Do you remember when mummy bloggers and mummies on social used to get in the ear for editing their parenting lives and presenting them in such a way as to suggest perfection?
Or at the other end of the spectrum, exposing their anxieties and late-night fears in forums like Mumsnet?
I do. I thought they were mental. It’s one of the reasons I didn’t want to be a mum.
I thought I’d turn into one of them—go all wild-eyed and clenched, making birthday cake into the small hours, and then sharing it on Facebook to demonstrate how incredibly perfect I was (while necking Pinot Grigio laced with Valium and smiling through gritted teeth). It looked a bit too perfect, like the glazed tip of an insanity iceberg.
And I didn’t know how to make cake.
While I’m being a bit dramatic, it is true that the initial waves of social, digital motherhood could appear over anxious or dubiously perfect. And from this cool distance that’s no surprise: for the first time women in their thousands were connecting across otherwise invisible boundaries.
They were voicing their everyday concerns and successes: finding people beyond their immediate peers and family to listen and advise on the fears or anxieties a mother naturally feels, and also sharing the happier moments. The world had never glimpsed inside motherhood like this before, certainly not at this scale. What had been a more private or smaller social experience was suddenly a big social deal. And mothers had never been watched—and ultimately critiqued—in quite that way either.
The experience itself was changing in the digital petri dish too. Information sought by, and sent to, mums exploded on digital channels.
Every aspect of pregnancy and child-rearing could be investigated in a second and the chance to prepare for this new juncture in life was, naturally, seized. At the same time, brands fought to be mama’s best friend and sent information swarming to her inbox. And late at night, more fearful searches often popped up. (I know this because I am a mum now; without sleep or reason, if you think your kid might have Ebola, there will definitely be a website confirming they do.) Mums were experiencing simultaneous streams of support and anxiety from the internet and their social communities. No wonder it all looked unsettled.
It’s worth noting that Mumsnet was launched in 2000—four years before Facebook. These new mums were also new social network users. Sleep-deprived pioneers of an exploding new social world.

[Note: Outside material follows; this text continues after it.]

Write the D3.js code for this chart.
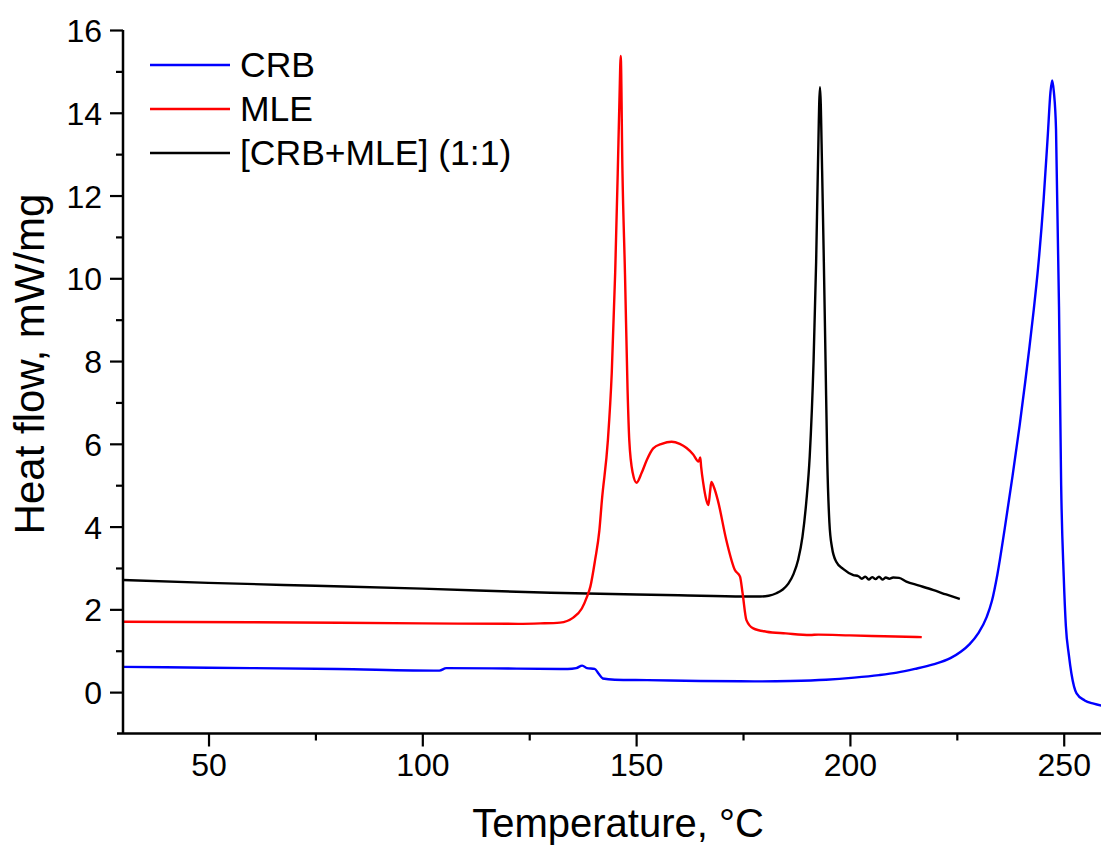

The platforms were rudimentary by today’s standards, the rules of engagement not yet defined, possibilities not yet fully explored—few people would even be considered active by today’s standards. What seemed crazed then is mellow compared to a quick scan of YouTube comments. The world has changed. Back then we were just beginning.
Social networks are now stitched firmly into the fabric of our everyday lives.
We’re all at it.
As it transpires, we’re all susceptible to the digital terrain: to narcissism or voyeurism, or more forthright comments behind the cloak of anonymity. We’re also more adept to using these platforms, and that is naturally reflected in the mummy bloggers and communities you see today. The pendulum has swung: This is a group of women who are utterly empowered, using digital social spaces as opportunities to connect and flourish.
They are unafraid to show all sides of parenting, including the more challenging, and I’m proud to have joined their ranks. We are the ones who fall, get up, fall, and keep going. We are the ones who consider Prosecco to be a sports drink, and of vital isotonic importance at about 3 p.m. in the afternoon. We are the ones who let their kids have ice cream, when we swore we would not. We are the ones who hide in IKEA kid tents with a glass of wine until our kids cheer up. We are the ones who lose our temper because we are so mind-bendingly tired, and regret it for days afterward.
For mums, social platforms are no longer unstructured places, places where you feel mainly aggrieved or more anxious and isolated.
Now the women using them have evolved their skills and claimed these spaces as their creative platform. A new place to express the truth of motherhood in all it’s beautiful glory and hellish challenges. At a time when you might begin to feel diminished as a person: when your energy is reserved for your kids and for your work and the only “you time” is actually your commute, this becomes an opportunity to self-actualise.
It’s the chance to be funny, to shake off the challenges and the crisp stuck to your face, and to reflect more creatively.
Everything changes. People change. Motherhood has changed. How we feel and talk about it has changed.
The myths of motherhood are vanishing in a tsunami of information, evidence, and shared experience, all accelerated by a digital social world.
The most successful apps and platforms support a capable and creative generation of women. Those who choose to be mums (and of course those who don’t) use them deftly—for creative development, to actualise beyond the mundanity of motherhood. It’s not all hard work but my God some of it is. We don’t need to be told by brands that we’re doing ok, because we know we are. And that support is more powerfully administered in closer social circumstance digital or otherwise.
Is it just me or is there a greater sense of sisterhood than there used to be? Less fear of failing, less pretense, more support, more humour and more success.
It’s time to reset the picture of mums: neither downtrodden nor ungracious, but normal, modern women, getting on and working it out: empowered, creative, tired! All power.